The responsibilities of different parties need to be agreed from the beginning.
“Disappointments are inevitable if the residents who are invited to take part are unsure as to what they can influence and make decisions on.”
This is an important point for Lindroos:
“The spirit we have in Helsinki gives us a massive opportunity to become leading regional developers in the world. We are used to doing things together.”
Katja Lindroos, what is your dream for suburbs in 2020?
“My ideal would be for suburbs to all be different, in a good way. I would love for each neighbourhood to reflect the hopes and choices of its residents, as well as the property prices typical of the area. Affordability can also be a positive”, she says.

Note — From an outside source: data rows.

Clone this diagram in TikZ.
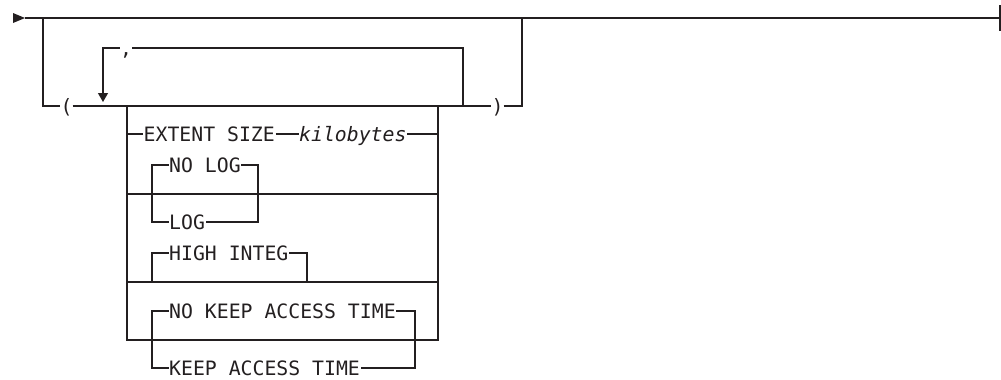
\documentclass[tikz,border=0pt]{standalone}
\usepackage{fontspec}
\usetikzlibrary{arrows.meta}
\newfontfamily\rrfont{DejaVu Sans Mono}
\definecolor{ink}{RGB}{35,31,32}
\tikzset{
  rr/.style={line width=1.2pt, draw=ink},
  kw/.style={font=\rrfont\fontsize{19.8}{20}\selectfont, text=ink, inner ysep=0pt, inner xsep=0.5pt,
             text height=14.4pt, text depth=0pt, anchor=west},
  var/.style={kw, font=\rrfont\itshape\fontsize{19.8}{20}\selectfont},
  sym/.style={kw, anchor=center, inner xsep=0pt}
}
\begin{document}
\begin{tikzpicture}[x=1pt,y=-1pt]
\useasboundingbox (0,0) rectangle (1001,380);
% start / end
\coordinate (st) at (25,18);
\coordinate (fin) at (1000,18);
\coordinate (j1) at (43,18);
\coordinate (j2) at (522,18);
\fill[ink] (13,13) -- (st) -- (13,23) -- cycle;
\draw[rr] (st) -- (fin);
\draw[rr] (1000,5) -- (1000,31);
% parentheses
\node[sym] (lp) at (66.5,106) {(};
\node[sym] (rp) at (497.5,106) {)};
\draw[rr] (j1) |- (lp.west);
\draw[rr] (lp.east) -- (rp.west);
\draw[rr] (rp.east) -| (j2);
% repeat loop
\node[sym] (cm) at (126,48) {,};
\coordinate (lt) at (463,106);
\coordinate (ar) at (103,102);
\draw[rr] (lt) |- (cm.east);
\draw[rr,-{Triangle[width=10pt,length=9pt]}] (cm.west) -| (ar);
% stack frame
\coordinate (sTL) at (127,106);
\coordinate (sTR) at (438,106);
\coordinate (sBL) at (127,340);
\coordinate (sBR) at (438,340);
\draw[rr] (sTL) -- (sBL) -- (sBR) -- (sTR);
\draw[rr] (127,194) -- (438,194);
\draw[rr] (127,282) -- (438,282);
% row 1
\node[kw] (ext) at (143,134) {EXTENT SIZE};
\node[var] (kb) at (298.5,134) {kilobytes};
\coordinate (e1) at (127,134);
\coordinate (e2) at (438,134);
\draw[rr] (e1) -- (ext.west);
\draw[rr] (ext.east) -- (kb.west);
\draw[rr] (kb.east) -- (e2);
% row 2
\node[kw] (nolog) at (168.5,165) {NO LOG};
\node[kw] (log) at (168.5,222) {LOG};
\coordinate (nlL) at (152,194);
\coordinate (nlR) at (258,194);
\draw[rr] (nolog.west) -| (nlL) |- (log.west);
\draw[rr] (nolog.east) -| (nlR) |- (log.east);
% row 3
\node[kw] (hi) at (168.5,253) {HIGH INTEG};
\coordinate (hiL) at (152,282);
\coordinate (hiR) at (307,282);
\draw[rr] (hiL) |- (hi.west);
\draw[rr] (hi.east) -| (hiR);
% row 4
\node[kw] (nk) at (168.5,311) {NO KEEP ACCESS TIME};
\node[kw] (k) at (168.5,368) {KEEP ACCESS TIME};
\coordinate (kL) at (152,340);
\coordinate (kR) at (415,340);
\draw[rr] (nk.west) -| (kL) |- (k.west);
\draw[rr] (nk.east) -| (kR) |- (k.east);
\end{tikzpicture}
\end{document}
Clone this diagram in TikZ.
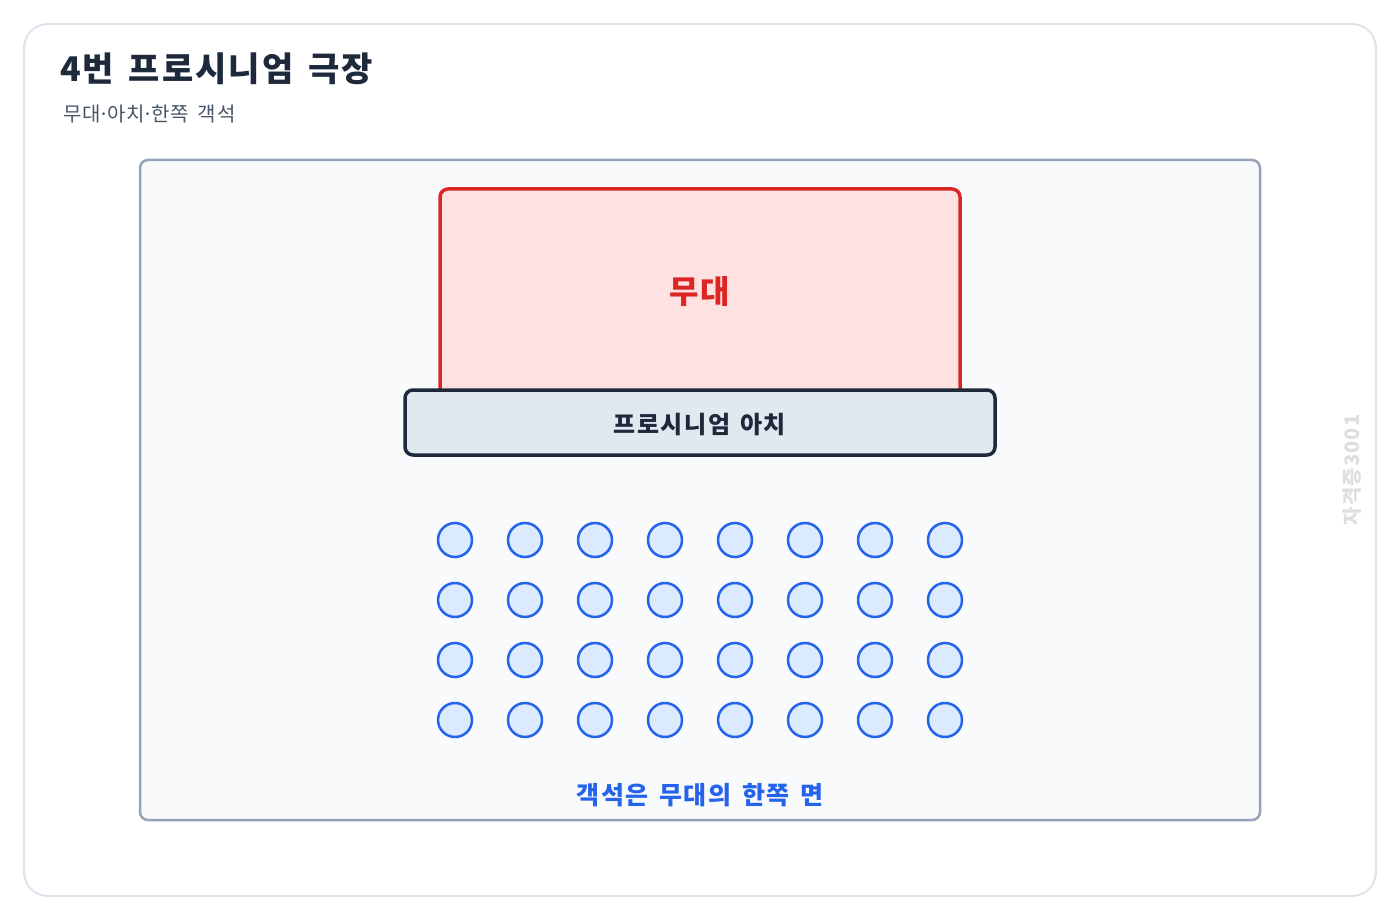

With vibrant, commercially active centres scattered around the city, Helsinki would feel bigger than its size.
Suburbs need businesses to also make them vibrant in the daytime. Spending time in the suburbs should not have to mean isolation and reclusion. For Lindroos, quiet neighbourhoods can be an even scarier prospect than those with a rough reputation.
“We need some kind of a cultural shift that forces us out of our homes and to the places where there are other people, even if it means just taking a chair out onto the street and watching the world go by. Just making eye contact with neighbours is important for creating a sense of security.”
Suburbs can also help to keep city-dwellers in touch with nature. What matters is the feeling that our neighbourhood is special. The paths that lead us home are a part of us. The paths, and the people around us.
“Each neighbourhood needs to have its own economy: People need living environments that inspire them to be active, and not just monetarily. We need many types of interaction, not just consumerism.”
Even small, symbolic gestures can make a big difference: a painted mural may reflect the way local residents feel about their neighbourhood.
Text: Riikka Lahdensuo
Picture: Ramon Maronier
P.S. What makes Helsinki’s suburbs so interesting:
1) The changes taking place in Eastern Helsinki: Vuosaari is already the size of a small town!
2) Local pride is beginning to show in restaurants, cafés, and events.
3) 1950s and 1960s architecture and landscaping
4) Suburban areas are ideal for urban farming
5) All the small businesses that use their suburban address in their marketing
Pablo Riquelme chose Katja Lindroos as a maker of the Helsinki of the future.